We do not know whether any big wig from the Cyprus education ministry or any of our politicians that pay lip service to innovation and startups, followed this fascinating talk, which should have been food for thought for our society. Nobody is suggesting that we should, even if it were possible, to change the way we bring up our children, but we should ask why our society and education system does not develop creativity, entrepreneurship and risk-taking. Why, despite spending so much on education, are we producing risk-averse, uncreative citizens whose ambition is to become a public employee?

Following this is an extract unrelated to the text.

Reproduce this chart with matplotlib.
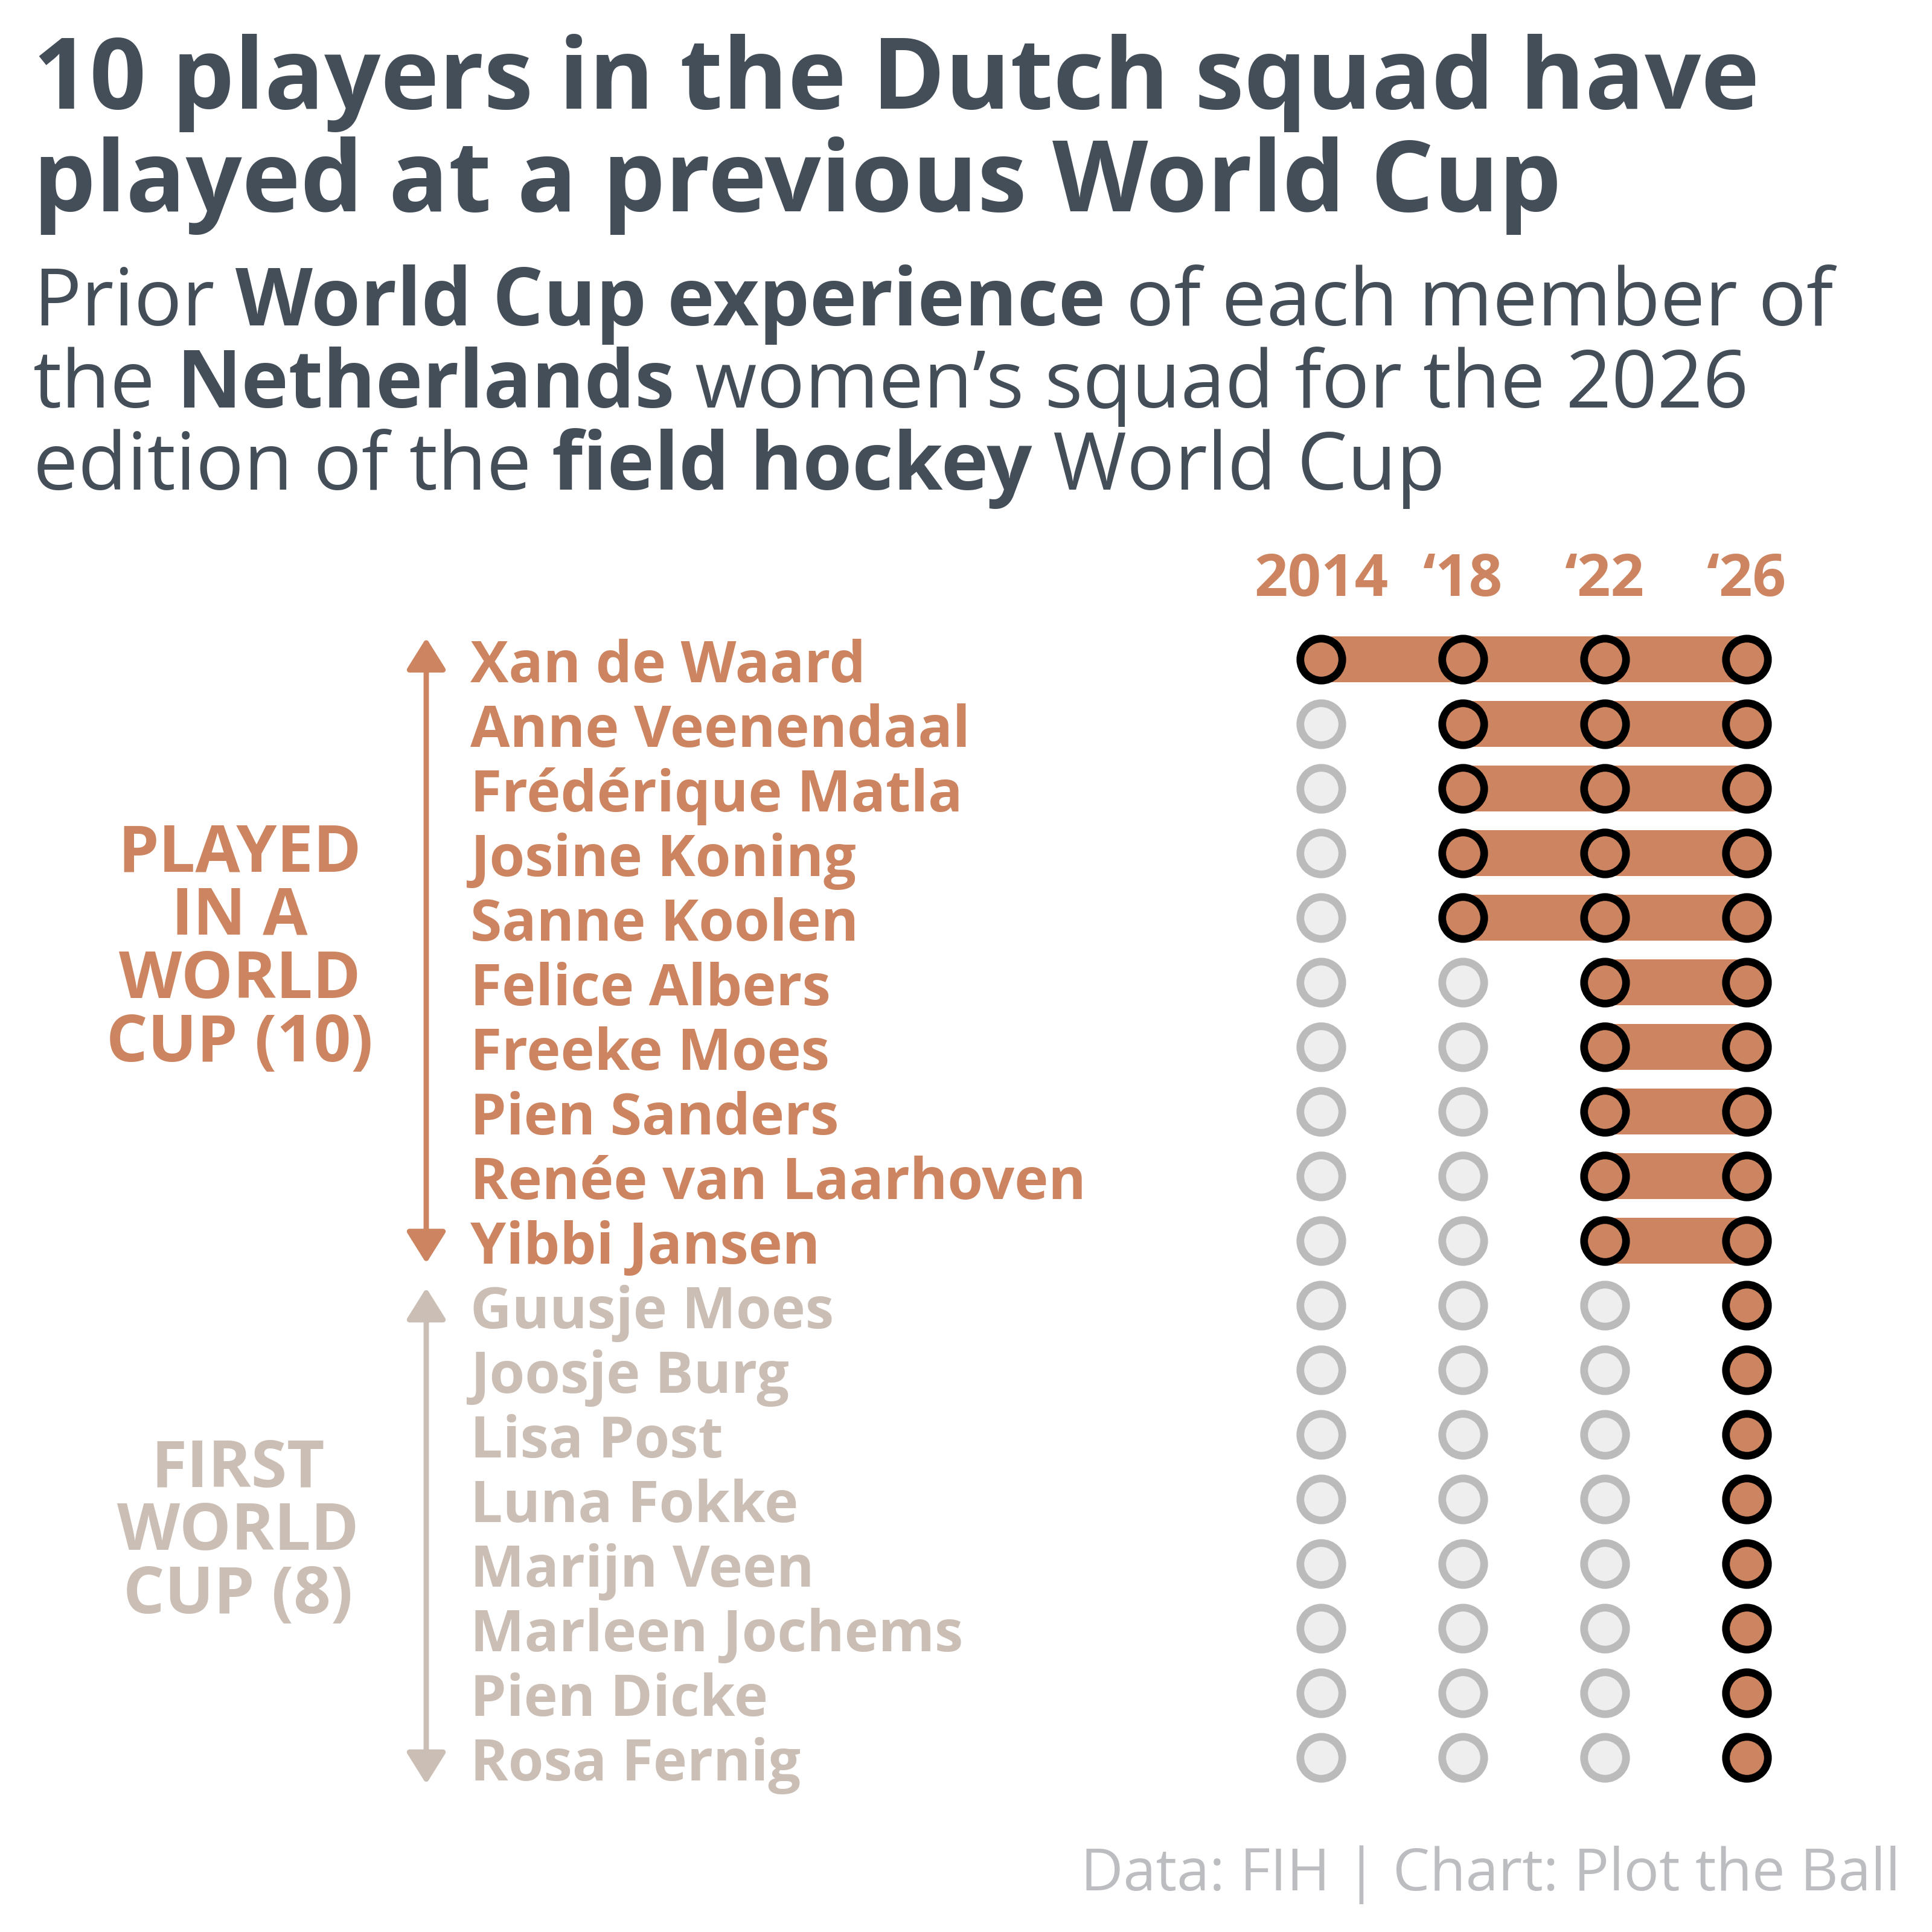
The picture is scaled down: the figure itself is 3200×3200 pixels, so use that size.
import matplotlib
matplotlib.use('Agg')
import matplotlib.pyplot as plt
from matplotlib.transforms import blended_transform_factory

# ---------------- data ----------------
players = [
    'Xan de Waard', 'Anne Veenendaal', 'Frédérique Matla', 'Josine Koning',
    'Sanne Koolen', 'Felice Albers', 'Freeke Moes', 'Pien Sanders',
    'Renée van Laarhoven', 'Yibbi Jansen', 'Guusje Moes', 'Joosje Burg',
    'Lisa Post', 'Luna Fokke', 'Marijn Veen', 'Marleen Jochems',
    'Pien Dicke', 'Rosa Fernig',
]
first_world_cup = [
    2014, 2018, 2018, 2018, 2018, 2022, 2022, 2022, 2022, 2022,
    2026, 2026, 2026, 2026, 2026, 2026, 2026, 2026,
]
years = [2014, 2018, 2022, 2026]
year_labels = ['2014', '\u201818', '\u201822', '\u201826']
group_played_lines = ['PLAYED', 'IN A', 'WORLD', 'CUP (10)']
group_first_lines = ['FIRST', 'WORLD', 'CUP (8)']

title_lines = ['10 players in the Dutch squad have',
               'played at a previous World Cup']
subtitle_runs = [
    [('Prior', False), ('World Cup experience', True), ('of each member of', False)],
    [('the', False), ('Netherlands', True), ('women\u2019s squad for the 2026', False)],
    [('edition of the', False), ('field hockey', True), ('World Cup', False)],
]
footer = 'Data: FIH | Chart: Plot the Ball'

# ---------------- style ----------------
W = H = 3200
DPI = 200
FONT = ['Open Sans', 'DejaVu Sans']
ORANGE = '#CC8560'
LIGHT = '#CBBEB5'
DARK = '#444E59'
GREY_EDGE = '#BBBBBB'
GREY_FILL = '#EEEEEE'
FOOT = '#BBBDC0'

plt.rcParams['font.family'] = FONT

fig = plt.figure(figsize=(W / DPI, H / DPI), dpi=DPI)
fig.patch.set_facecolor('white')


def px(x):
    return x / W


def py(y):
    return 1 - y / H


col_x0, col_dx = 2188, 235
row_y0, row_dy = 1092, 107
n = len(players)
left = col_x0 - col_dx / 2
top = row_y0 - row_dy / 2
ax = fig.add_axes([px(left), py(top + n * row_dy), 4 * col_dx / W, n * row_dy / H])
ax.set_xlim(-0.5, len(years) - 0.5)
ax.set_ylim(n - 0.5, -0.5)
ax.axis('off')

last = len(years) - 1
for i, (name, fy) in enumerate(zip(players, first_world_cup)):
    k = years.index(fy)
    if k < last:
        ax.barh(i, last - k, left=k, height=0.71, color=ORANGE, zorder=1)
    for j, yr in enumerate(years):
        if yr >= fy:
            ax.plot(j, i, 'o', ms=25, mfc=ORANGE, mec='black', mew=4.6,
                    zorder=3, clip_on=False)
        else:
            ax.plot(j, i, 'o', ms=25, mfc=GREY_FILL, mec=GREY_EDGE, mew=4.6,
                    zorder=2, clip_on=False)

trans = blended_transform_factory(fig.transFigure, ax.transData)

# player names
for i, (name, fy) in enumerate(zip(players, first_world_cup)):
    col = ORANGE if fy < years[-1] else LIGHT
    ax.text(px(779), i + 0.355, name, transform=trans, ha='left', va='baseline',
            fontsize=34.2, fontweight='bold', color=col)

# year labels
for j, lab in enumerate(year_labels):
    ax.text(j, -0.98, lab, ha='center', va='baseline', fontsize=35,
            fontweight='bold', color=ORANGE)

# arrows
arrow_style = '<|-|>,head_length=0.8,head_width=0.5'
ax.annotate('', xy=(px(706), -0.33), xytext=(px(706), 9.35), xycoords=trans,
            textcoords=trans,
            arrowprops=dict(arrowstyle=arrow_style, color=ORANGE, lw=3.2,
                            mutation_scale=20, shrinkA=0, shrinkB=0))
ax.annotate('', xy=(px(706), 9.73), xytext=(px(706), 17.41), xycoords=trans,
            textcoords=trans,
            arrowprops=dict(arrowstyle=arrow_style, color=LIGHT, lw=3.2,
                            mutation_scale=20, shrinkA=0, shrinkB=0))

# group labels
for k, line in enumerate(group_played_lines):
    fig.text(px(397), py(1443 + 105 * k), line, ha='center', va='baseline',
             fontsize=38.8, fontweight='bold', color=ORANGE)
for k, line in enumerate(group_first_lines):
    fig.text(px(394), py(2463 + 104.5 * k), line, ha='center', va='baseline',
             fontsize=38.8, fontweight='bold', color=LIGHT)

# title
for k, line in enumerate(title_lines):
    fig.text(px(55), py(180 + 170 * k), line, ha='left', va='baseline',
             fontsize=59, fontweight='bold', color=DARK)

# subtitle with mixed weights
renderer = fig.canvas.get_renderer()
sub_size = 47.6


def text_width(s, weight):
    t = fig.text(0, 0, s, fontsize=sub_size, fontweight=weight)
    w = t.get_window_extent(renderer).width
    t.remove()
    return w


space_w = {wt: text_width('a a', wt) - text_width('aa', wt) for wt in ('normal', 'bold')}

for k, runs in enumerate(subtitle_runs):
    x = 55.0
    for r, (s, bold) in enumerate(runs):
        wt = 'bold' if bold else 'normal'
        if r > 0:
            x += space_w[wt]
        t = fig.text(px(x), py(539 + 136 * k), s, ha='left', va='baseline',
                     fontsize=sub_size, fontweight=wt, color=DARK)
        x += t.get_window_extent(renderer).width

# footer
fig.text(px(3148), py(3131), footer, ha='right', va='baseline', fontsize=35,
         fontweight='normal', color=FOOT)

fig.savefig('out.png', dpi=DPI, facecolor='white')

For years we have been listening to politicians saying that schools must produce ‘critical thinkers’, but nothing ever happens, so how likely is it our schools would be able to cultivate or at least encourage creativity, entrepreneurship and risk-taking, qualities that are not greatly valued by our society. Our public schools seem to produce risk-averse, uncreative citizens the overwhelming majority of whom have the ambition of becoming public employees, shuffling papers and wallowing in mediocrity for the rest of their lives. Such are the rewards and security provided to public employees, they work as a disincentive to risk-taking and entrepreneurship.

This may explain why Cyprus is so far behind in innovation and new technology. It also exposes initiatives by different governments to make the island a centre for hi-tech industries, innovation and startups as little more than wishful thinking. The state cannot impose these things from above – it can facilitate and offer incentives but even then, without go-getting, risk-taking, ambitious individuals little would be achieved.

Israel raises about $8 billion in venture capital every year, 85% of which comes from abroad, said Arieli. Even if we are to generate a fraction of this amount, we would have to radically change our education system and its objectives.